La perspective qui construit géométriquement une image implique une continuité et une réversibilité entre réel et figuration. La virtualisation des interactions que produit l’interactivité numérique présente elle aussi ce double caractère de continuité et de réversibilité. C’est pourquoi, s’il est possible de concevoir une perspective globale, que l’on peut nommer relationnelle, il doit être possible d’explorer et de démontrer l’homogénéité des deux pôles de cette perspective, l’optique et l’interactif. L’enjeu sera alors de trouver comment mettre la perspective selon l’optique en perspective selon l’interactivité.

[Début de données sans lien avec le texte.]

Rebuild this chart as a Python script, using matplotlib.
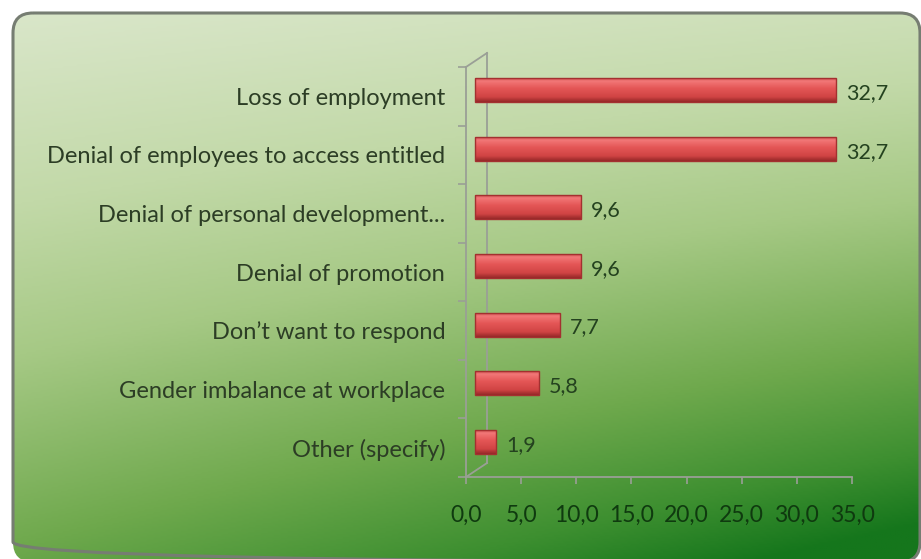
import numpy as np
import matplotlib
matplotlib.use("Agg")
import matplotlib.pyplot as plt
import matplotlib.transforms as mtransforms
from matplotlib.patches import FancyBboxPatch
from matplotlib.colors import LinearSegmentedColormap

# Survey results (percent of respondents)
categories = [
    "Loss of employment",
    "Denial of employees to access entitled",
    "Denial of personal development...",
    "Denial of promotion",
    "Don\u2019t want to respond",
    "Gender imbalance at workplace",
    "Other (specify)",
]
values = [32.7, 32.7, 9.6, 9.6, 7.7, 5.8, 1.9]
xticks = [0, 5, 10, 15, 20, 25, 30, 35]

plt.rcParams["font.family"] = ["Lato", "DejaVu Sans"]

W, H = 921, 559
fig = plt.figure(figsize=(W / 100, H / 100), dpi=100)
fig.patch.set_facecolor("white")

# background panel with rounded corners and a diagonal green gradient
bg = fig.add_axes([0, 0, 1, 1])
bg.axis("off")

bx0, by0, bx1, by1 = 13, 13, 920, 562
panel = FancyBboxPatch((bx0, by0), bx1 - bx0, by1 - by0,
                       boxstyle="round,pad=0,rounding_size=20",
                       facecolor="none", edgecolor="#767d72", linewidth=2.2, zorder=3)
bg.add_patch(panel)

green = LinearSegmentedColormap.from_list("panel", [
    (0.0, "#d9e6c9"), (0.25, "#c2d9a8"), (0.45, "#a6c985"),
    (0.7, "#6fa94d"), (0.88, "#3d8f30"), (1.0, "#15761c")])
gx, gy = np.meshgrid(np.linspace(0, 1, 400), np.linspace(0, 1, 300))
t = np.clip(0.72 * gy + 0.34 * gx * (0.4 + 0.6 * gy), 0, 1)
img = bg.imshow(green(t), extent=(bx0, bx1, by1, by0), origin="upper",
                aspect="auto", interpolation="bilinear", zorder=1)
img.set_clip_path(panel)
bg.set_xlim(0, W)
bg.set_ylim(H, 0)

# main plotting area
ax = fig.add_axes([466 / W, (H - 477) / H, 386 / W, 410 / H])
ax.patch.set_alpha(0)
for s in ax.spines.values():
    s.set_visible(False)

n = len(categories)
ypos = np.arange(n)
axc = "#9a9f96"

# bars sit half way into the 3D depth
bar_tr = mtransforms.offset_copy(ax.transData, fig=fig, x=9, y=6, units="dots")
bar_h = 0.41

barcm = LinearSegmentedColormap.from_list("bar", [
    (0.0, "#bf3c3c"), (0.15, "#f27878"), (0.45, "#e45656"),
    (0.8, "#d04444"), (1.0, "#962828")])
grad = barcm(np.linspace(0, 1, 64))[:, None, :]

bars = ax.barh(ypos, values, height=bar_h, color="#e05555",
               edgecolor="none", transform=bar_tr, zorder=2)
for rect, v, y in zip(bars, values, ypos):
    im = ax.imshow(grad, extent=(0, v, y + bar_h / 2, y - bar_h / 2),
                   origin="upper", aspect="auto", transform=bar_tr, zorder=2.5)
    im.set_clip_path(rect)
ax.barh(ypos, values, height=bar_h, facecolor="none", edgecolor="#a33030",
        linewidth=1.0, transform=bar_tr, zorder=3)

# value labels
for v, y in zip(values, ypos):
    ax.annotate(f"{v:.1f}".replace(".", ","), xy=(v, y), xytext=(19, 3),
                textcoords="offset pixels", va="center", ha="left",
                fontsize=15.5, color="#24421f", annotation_clip=False, zorder=4)

ax.set_xlim(0, 35)
ax.set_ylim(n - 0.5, -0.5)

# 3D axis frame
ddx = 21 * 35 / 386
ddy = 14 * n / 410
y_top, y_bot = -0.5, n - 0.5
kw = dict(color=axc, lw=1.3, clip_on=False, zorder=1)
ax.plot([0, 0], [y_top, y_bot], **kw)
ax.plot([0, 35], [y_bot, y_bot], **kw)
ax.plot([ddx, ddx], [y_top - ddy, y_bot - ddy], **kw)
ax.plot([0, ddx], [y_top, y_top - ddy], **kw)
ax.plot([0, ddx], [y_bot, y_bot - ddy], **kw)

# ticks and labels
ax.set_yticks(ypos)
ax.set_yticklabels(categories)
ax.set_yticks(np.arange(-0.5, n, 1), minor=True)
ax.tick_params(axis="y", which="major", length=0, pad=15,
               labelsize=17, labelcolor="#2c3d25")
ax.tick_params(axis="y", which="minor", length=6, width=1.2, color=axc)
ax.set_xticks(xticks)
ax.set_xticklabels([f"{x:.1f}".replace(".", ",") for x in xticks])
ax.tick_params(axis="x", which="major", length=5, width=1.2, color=axc,
               pad=15, labelsize=16.5, labelcolor="#0f3a0f")

fig.savefig("out.png", dpi=100)
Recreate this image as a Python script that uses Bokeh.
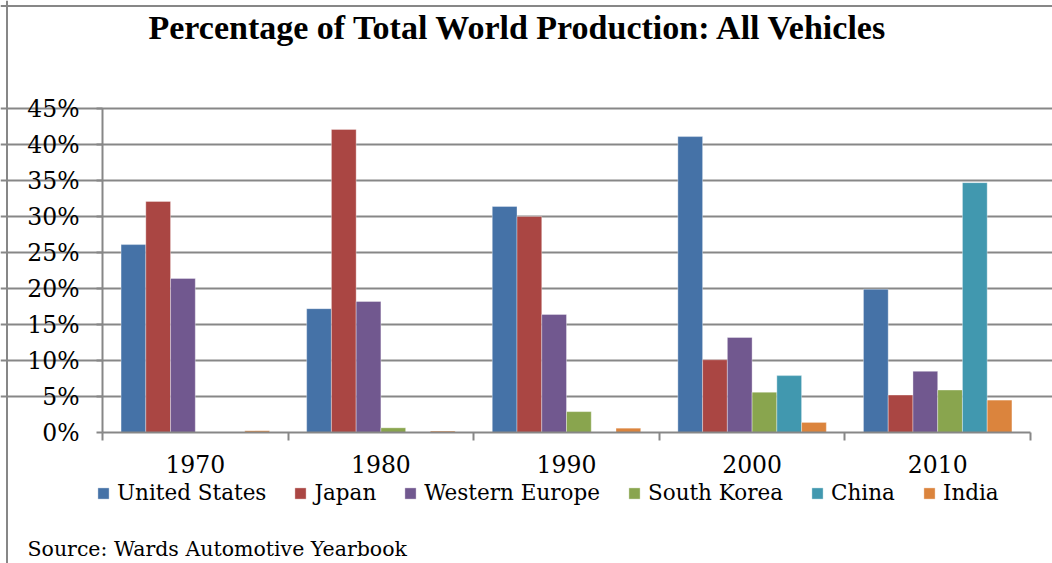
from bokeh.plotting import figure
from bokeh.models import (ColumnDataSource, FixedTicker, PrintfTickFormatter, Legend,
                          LegendItem, Range1d, Label, Span)
from bokeh.transform import dodge
from bokeh.embed import file_html
from bokeh.resources import INLINE

years = [1970, 1980, 1990, 2000, 2010]
united_states = [26.1, 17.2, 31.4, 41.1, 19.9]
japan = [32.1, 42.1, 30.0, 10.1, 5.2]
western_europe = [21.4, 18.2, 16.4, 13.2, 8.5]
south_korea = [0.0, 0.65, 2.9, 5.6, 5.9]
china = [0.0, 0.0, 0.0, 7.9, 34.7]
india = [0.25, 0.2, 0.6, 1.4, 4.5]

series_names = ["United States", "Japan", "Western Europe", "South Korea", "China", "India"]
series_keys = ["us", "jp", "we", "sk", "cn", "in"]
series_values = [united_states, japan, western_europe, south_korea, china, india]
colors = ["#4572A7", "#AA4643", "#71588F", "#89A54E", "#4198AF", "#DB843D"]
y_ticks = [0, 5, 10, 15, 20, 25, 30, 35, 40, 45]

data = {"year": years}
for k, v in zip(series_keys, series_values):
    data[k] = v
source = ColumnDataSource(data)

W, H = 1052, 563
# plot-area placement in pixels (left, right, top, bottom of the value axes)
PL, PR, PT, PB = 102, 1030, 108, 432
x0, x1 = 1965, 2015
y0, y1 = 0, 45
xs = (PR - PL) / (x1 - x0)
ys = (PB - PT) / (y1 - y0)
x_range = Range1d(x0 - PL / xs, x1 + (W - PR) / xs)
y_range = Range1d(y0 - (H - PB) / ys, y1 + PT / ys)

GRAY = "#878787"
p = figure(width=W, height=H, output_backend="svg", toolbar_location=None,
           x_range=x_range, y_range=y_range,
           min_border_left=0, min_border_right=0, min_border_top=0,
           min_border_bottom=0)
p.outline_line_color = None
p.background_fill_color = "white"
p.border_fill_color = "white"

n = len(series_keys)
group = 10 * 0.8
bw = group / n
renderers = []
for j, (k, c) in enumerate(zip(series_keys, colors)):
    off = (j - (n - 1) / 2) * bw
    r = p.vbar(x=dodge("year", off), top=k, width=bw, source=source,
               fill_color=c, line_color="white", line_alpha=0.35, line_width=1)
    renderers.append(r)

# axes
p.xaxis.fixed_location = 0
p.xaxis.bounds = (x0, x1)
p.xaxis.ticker = FixedTicker(ticks=years, minor_ticks=[1965, 1975, 1985, 1995, 2005, 2015])
p.xaxis.major_tick_out = 0
p.xaxis.major_tick_in = 0
p.xaxis.minor_tick_out = 8
p.xaxis.minor_tick_in = 0
p.xaxis.minor_tick_line_color = GRAY
p.xaxis.minor_tick_line_width = 2
p.xaxis.axis_line_color = GRAY
p.xaxis.axis_line_width = 2
p.xaxis.major_label_standoff = 14

p.yaxis.fixed_location = x0
p.yaxis.bounds = (y0, y1)
p.yaxis.ticker = FixedTicker(ticks=y_ticks, minor_ticks=[])
p.yaxis.formatter = PrintfTickFormatter(format="%d%%")
p.yaxis.major_tick_out = 6
p.yaxis.major_tick_in = 0
p.yaxis.major_tick_line_color = GRAY
p.yaxis.major_tick_line_width = 2
p.yaxis.axis_line_color = GRAY
p.yaxis.axis_line_width = 2
p.yaxis.major_label_standoff = 17

for ax in (p.xaxis[0], p.yaxis[0]):
    ax.major_label_text_font = "DejaVu Serif"
    ax.major_label_text_font_size = "23.5px"
    ax.major_label_text_color = "black"

p.xgrid.grid_line_color = None
p.ygrid.grid_line_color = GRAY
p.ygrid.grid_line_width = 2
p.ygrid.bounds = (x0, x1)
p.ygrid.ticker = FixedTicker(ticks=y_ticks[1:])

legend = Legend(items=[LegendItem(label=nm, renderers=[r]) for nm, r in zip(series_names, renderers)],
                orientation="horizontal", location=(96, 58))
legend.label_text_font = "DejaVu Serif"
legend.label_text_font_size = "21.5px"
legend.label_text_color = "black"
legend.glyph_width = 14
legend.glyph_height = 14
legend.label_standoff = 7
legend.spacing = 27
legend.padding = 0
legend.margin = 0
legend.border_line_color = None
legend.background_fill_alpha = 0
p.add_layout(legend)

title = Label(x=148, y=H - 27, x_units="screen", y_units="screen",
              text="Percentage of Total World Production: All Vehicles",
              text_font="Liberation Serif", text_font_style="bold",
              text_font_size="34px", text_color="black", text_baseline="alphabetic")
p.add_layout(title)

src = Label(x=27, y=15, x_units="screen", y_units="screen",
            text="Source: Wards Automotive Yearbook", text_font="DejaVu Serif",
            text_font_size="20.5px", text_color="black", text_baseline="alphabetic")
p.add_layout(src)

p.add_layout(Span(location=6.5, dimension="height", location_units="screen",
                  line_color=GRAY, line_width=2))
p.add_layout(Span(location=H - 5.5, dimension="width", location_units="screen",
                  line_color=GRAY, line_width=2))

open("out.html", "w").write(file_html(p, INLINE))
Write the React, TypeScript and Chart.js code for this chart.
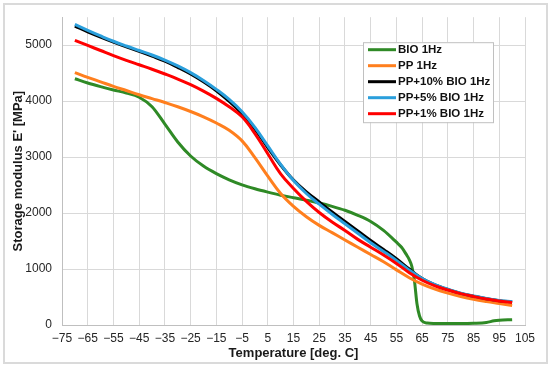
import React, { useEffect, useRef } from 'react';
import { Chart, registerables } from 'chart.js';

Chart.register(...registerables);

// ---- data ----
const temps = [-70, -65, -60, -55, -50, -45, -40, -35, -30, -25, -20, -15, -10, -5, 0, 5, 10, 15, 20, 25, 30, 35, 40, 45, 50, 55, 60, 65, 70, 75, 80, 85, 90, 95, 100];

const bioTemps = [-70, -65, -60, -55, -50, -45, -40, -35, -30, -25, -20, -15, -10, -5, 0, 5, 10, 15, 20, 25, 30, 35, 40, 45, 50, 55, 57, 59, 60, 61, 62, 63, 64, 65, 67, 70, 75, 80, 85, 90, 93, 95, 100];
const bio = [4400, 4325, 4260, 4200, 4145, 4070, 3900, 3590, 3270, 3020, 2840, 2705, 2595, 2505, 2435, 2375, 2320, 2275, 2230, 2180, 2120, 2050, 1960, 1850, 1690, 1480, 1390, 1250, 1170, 1050, 800, 380, 160, 70, 35, 28, 25, 25, 30, 45, 75, 85, 95];

const pp = [4510, 4425, 4345, 4265, 4190, 4115, 4045, 3975, 3900, 3815, 3720, 3610, 3480, 3290, 2990, 2660, 2350, 2120, 1935, 1780, 1650, 1520, 1390, 1260, 1130, 985, 845, 730, 640, 570, 510, 460, 420, 385, 350];
const pp10 = [5340, 5240, 5145, 5055, 4970, 4890, 4805, 4715, 4605, 4485, 4345, 4185, 3995, 3775, 3500, 3170, 2860, 2590, 2380, 2200, 2020, 1850, 1680, 1510, 1350, 1185, 1000, 830, 715, 635, 565, 515, 470, 435, 410];
const pp5 = [5370, 5265, 5165, 5070, 4985, 4905, 4825, 4735, 4630, 4510, 4370, 4210, 4030, 3810, 3530, 3200, 2870, 2580, 2350, 2160, 1980, 1810, 1640, 1470, 1315, 1155, 980, 830, 720, 640, 570, 520, 475, 440, 420];
const pp1 = [5085, 4995, 4905, 4815, 4730, 4650, 4570, 4485, 4395, 4295, 4180, 4050, 3900, 3720, 3420, 3060, 2700, 2440, 2210, 2010, 1840, 1690, 1530, 1390, 1250, 1100, 935, 800, 700, 625, 560, 510, 465, 430, 400];

const seriesLabels = ['BIO 1Hz', 'PP 1Hz', 'PP+10% BIO 1Hz', 'PP+5% BIO 1Hz', 'PP+1% BIO 1Hz'];
const seriesColors = ['#2f8a26', '#ff7f1e', '#000000', '#2a9fdc', '#ff0000'];

const xTicks = [-75, -65, -55, -45, -35, -25, -15, -5, 5, 15, 25, 35, 45, 55, 65, 75, 85, 95, 105];
const yTicks = [0, 1000, 2000, 3000, 4000, 5000];

const FONT = '"Liberation Sans", Arial, sans-serif';

function fmt(v: number): string {
  return v < 0 ? '\u2212' + Math.abs(v) : String(v);
}

export default function App() {
  const ref = useRef<HTMLCanvasElement>(null);

  useEffect(() => {
    if (!ref.current) return;
    Chart.defaults.font.family = FONT;

    const legendPlugin = {
      id: 'boxLegend',
      afterDraw(chart: any) {
        const { ctx, chartArea } = chart;
        const x0 = chartArea.left + 301;
        const y0 = chartArea.top + 25;
        const w = 130;
        const h = 80;
        ctx.save();
        ctx.fillStyle = '#ffffff';
        ctx.fillRect(x0, y0, w, h);
        ctx.strokeStyle = '#c0c0c0';
        ctx.lineWidth = 1;
        ctx.strokeRect(x0 + 0.5, y0 + 0.5, w, h);
        chart.data.datasets.forEach((ds: any, i: number) => {
          const y = y0 + 7.5 + i * 16;
          ctx.strokeStyle = ds.borderColor;
          ctx.lineWidth = 3;
          ctx.beginPath();
          ctx.moveTo(x0 + 5, y);
          ctx.lineTo(x0 + 33, y);
          ctx.stroke();
          ctx.fillStyle = '#111111';
          ctx.font = 'bold 11.5px ' + FONT;
          ctx.textBaseline = 'middle';
          ctx.textAlign = 'left';
          ctx.fillText(ds.label, x0 + 35, y + 0.5);
        });
        ctx.restore();
      },
    };

    const mk = (xs: number[], ys: number[]) => xs.map((x, i) => ({ x, y: ys[i] }));
    const dataArrays = [mk(bioTemps, bio), mk(temps, pp), mk(temps, pp10), mk(temps, pp5), mk(temps, pp1)];
    const orders = [5, 4, 3, 2, 1];

    const chart = new Chart(ref.current, {
      type: 'line',
      data: {
        datasets: dataArrays.map((d, i) => ({
          label: seriesLabels[i],
          data: d,
          borderColor: seriesColors[i],
          backgroundColor: seriesColors[i],
          borderWidth: 3,
          pointRadius: 0,
          fill: false,
          cubicInterpolationMode: i === 0 ? ('monotone' as const) : ('default' as const),
          tension: 0.4,
          order: orders[i],
        })),
      },
      options: {
        animation: false,
        responsive: false,
        events: [],
        layout: { padding: { left: 0, right: 25, top: 17, bottom: 0 } },
        plugins: {
          legend: { display: false },
          tooltip: { enabled: false },
        },
        scales: {
          x: {
            type: 'linear',
            min: -75,
            max: 105,
            afterBuildTicks: (s: any) => {
              s.ticks = xTicks.map((v) => ({ value: v }));
            },
            afterFit: (s: any) => {
              s.height = 41;
            },
            grid: { color: '#d9d9d9', drawTicks: false, lineWidth: 1 },
            border: { color: '#bfbfbf', width: 1 },
            ticks: {
              padding: 6,
              color: '#262626',
              font: { size: 12 },
              maxRotation: 0,
              autoSkip: false,
              callback: (v: any) => fmt(Number(v)),
            },
            title: {
              display: true,
              text: 'Temperature [deg. C]',
              color: '#1a1a1a',
              font: { size: 13, weight: 'bold' },
              padding: { top: 0, bottom: 5 },
            },
          },
          y: {
            type: 'linear',
            min: 0,
            max: 5500,
            afterBuildTicks: (s: any) => {
              s.ticks = yTicks.map((v) => ({ value: v }));
            },
            afterFit: (s: any) => {
              s.width = 62;
            },
            grid: { color: '#d9d9d9', drawTicks: false, lineWidth: 1 },
            border: { color: '#bfbfbf', width: 1 },
            ticks: {
              padding: 10,
              color: '#262626',
              font: { size: 12 },
              callback: (v: any) => String(v),
            },
            title: {
              display: true,
              text: "Storage modulus E' [MPa]",
              color: '#1a1a1a',
              font: { size: 13, weight: 'bold' },
              padding: { top: 11, bottom: 0 },
            },
          },
        },
      },
      plugins: [legendPlugin],
    } as any);

    return () => chart.destroy();
  }, []);

  return (
    <div style={{ position: 'absolute', left: 0, top: 0, width: 550, height: 366, background: '#ffffff' }}>
      <div
        style={{
          position: 'absolute',
          left: 3,
          top: 3,
          width: 541,
          height: 357,
          border: '2px solid #dadada',
          boxSizing: 'content-box',
        }}
      />
      <canvas ref={ref} width={550} height={366} style={{ position: 'absolute', left: 0, top: 0 }} />
    </div>
  );
}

Dans le champ des images, le retour du calcul et son efficience sans précédent à construire des espaces virtuels et à simuler des points de vue pourraient laisser craindre que tout un pan de la critique du sujet et de l’illusion perspectiviste ait été oublié. Au contraire, dans le champ des réseaux, une perspective de la lisibilité est venue contrecarrer une perspective assimilée à la seule visibilité. Adopter le terme de perspective, c’est assumer le poids historique d’un dispositif pour tenter de le déplacer une nouvelle fois, pour l’associer à une jouabilité. La perspective relationnelle ne peut pas s’émanciper du visible et du lisible mais elle doit se centrer sur le jouable. Dans une telle définition, s’il y a vision à travers, c’est-à-dire perspective, c’est dans un espace temporel et relationnel. Le dispositif de la perspective a été et reste donc un dispositif relationnel. S’il est attaché historiquement à l’image et à la vision, il doit être considéré aussi à partir des relations de tous ordres qu’il construit : relations optiques, relations de distances et d’échelles, relations topologiques et chronologiques, relations événementielles et performatives.

* Ces notes sont extraites de l’ouvrage Vidéo-interactivité, à paraître à Genève en 2011.